The life of Saint Arnold is known to us by one of his contemporaries. It was published in the “Acta Sanctorum ordinis S. Benedicti” and in the “Scriptora Rerum Merovingicarum.”

Arnold was born around 580 in Layum castle, today known as Lay-Saint-Christophe near Nancy in the country known as Austrasia . His father was Baudgise (d. 588), Palace Mayor and Duke of Sueve. His mother was Oda. After successful Latin studies, Arnold was taken under the tutelage of Gondulphe who was either Bishop of Metz or Palace Mayor. Subsequently, Arnold was recommended to King Theodebert II where he was placed in charge of the palace of government of the province of Moselle.

It was in Moselle around 600 that Arnold married Dode, daughter of the Count of Boulogne. They had many children, including sons Ansegisel and Clodulf. Clodulf, later St. Cloud, also became a Bishop of Metz. Ansegisel’s descendants include Pepin d’Heristal, Charles Martel, Pepin le Bref and finally Charlemagne.

Arnold lived during a period of much turmoil in the region. There were many wars, rulers were poisoned, others were captured and tortured to death. It may have been these horrors that caused Arnold to enter the Church. He was chosen as the 29th Bishop of Metz by the people and the clergy of Metz and enthroned near the end of 612.

His election as bishop ruined his plan to move to the Lernis monastery with his friend Romary. Also around this time, Dode moved to a Benedictine convent near Treves and no more is known about her.

Arnold played a large role in the Edict of 615 which laid out 2 fundamental laws:

It did away with the outright permanence of hereditary land, stating that the nobles had to continue to actively manage the lands to continue their ownership.

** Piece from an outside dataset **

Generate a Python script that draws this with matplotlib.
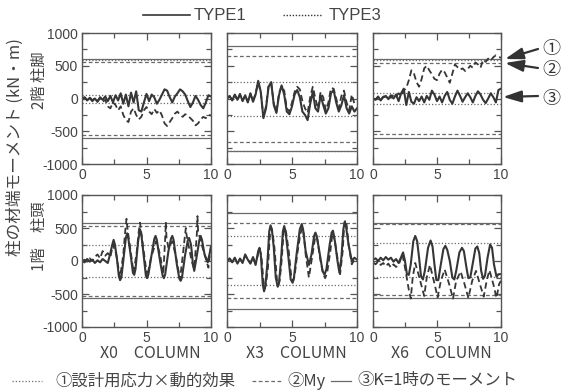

It decreed that bishops were to be elected by the faithful, not appointed by king.

Arnold played an important role in the politics of his time, being a close advisor to King Dagobert and participated in the councils of Paris (614), Metz, Reims (625) and Clichy (627). Yet he longed to retire to solitude and did so in 629.

After leaving as bishop, he moved to a mountain near Remiremont where he built a chapel. Here he sheltered lepers and others rejected by society.

His reputation attracted young men who wanted to live a solitary religious life, but Arnold directed them to his friend Romary’s monastery near Remiremont. Arnold lived alone at his retreat and died on August 16, 640. Romary conducted his funeral and had him buried at Arnold’s mountain chapel.

The people of Metz wanted to intern the remains of Arnold at their cathedral. In 641, the then Bishop of Metz, Goery, Tiffory, the Bishop of Toul and Paul, the Bishop of Verdun, went to reclaim Arnold’s remains and led a procession to Metz where he was reburied at the abbey of Saints Apostles which later became the Abbey of Saint Arnold. When the abbey was razed in 1552 by the Duke of Guise during the siege of Metz by Charles V, the venerated relics were returned to inside of Metz. The abbey that acquired them named their tower after Saint Arnold. Today the building is the mess hall for the garrison officers and the road that goes under the building is called “Under Saint Arnold”.

Legends of
Saint Arnold

There are three legends associated with Saint Arnold:

Legend of the Ring

Arnold was tormented by the violence that surrounded him and feared that he had played a role in the wars and murders that plagued the ruling families. Obsessed by these sins, Arnold went to a bridge over the Moselle river. There he took off his bishop’s ring and threw it into the river, praying to God to give him a sign of absolution by returning the ring to him.

Many penitent years later, a fisherman brought to the bishop’s kitchen a fish in the stomach of which was found the bishop’s ring. Arnold repaid the sign of God by immediately retiring as bishop and becoming a hermit for the remainder of his life.

Legend of the Fire

At the moment Arnold resigned as bishop, a fire broke out in the cellars of the royal palace and threatened to spread throughout the city of Metz. Arnold, full of courage and feeling unity with the townspeople, stood before the fire and said, “If God wants me to be consumed, I am in His hands.” He then made the sign of the cross at which point the fire immediately receded.

Legend of the Beer Mug

It was July 642 and very hot when the parishioners of Metz went to Remiremont to recover the remains of their former bishop. They had little to drink and the terrain was inhospitable.

At the point when the exhausted procession was about to leave Champigneulles, one of the parishioners, Duc Notto, prayed “By his powerful intercession the Blessed Arnold will bring us what we lack.” Immediately the small remnant of beer at the bottom of a pot multiplied in such amounts that the pilgrims thirst was quenched and they had enough to enjoy the next evening when they arrived in Metz.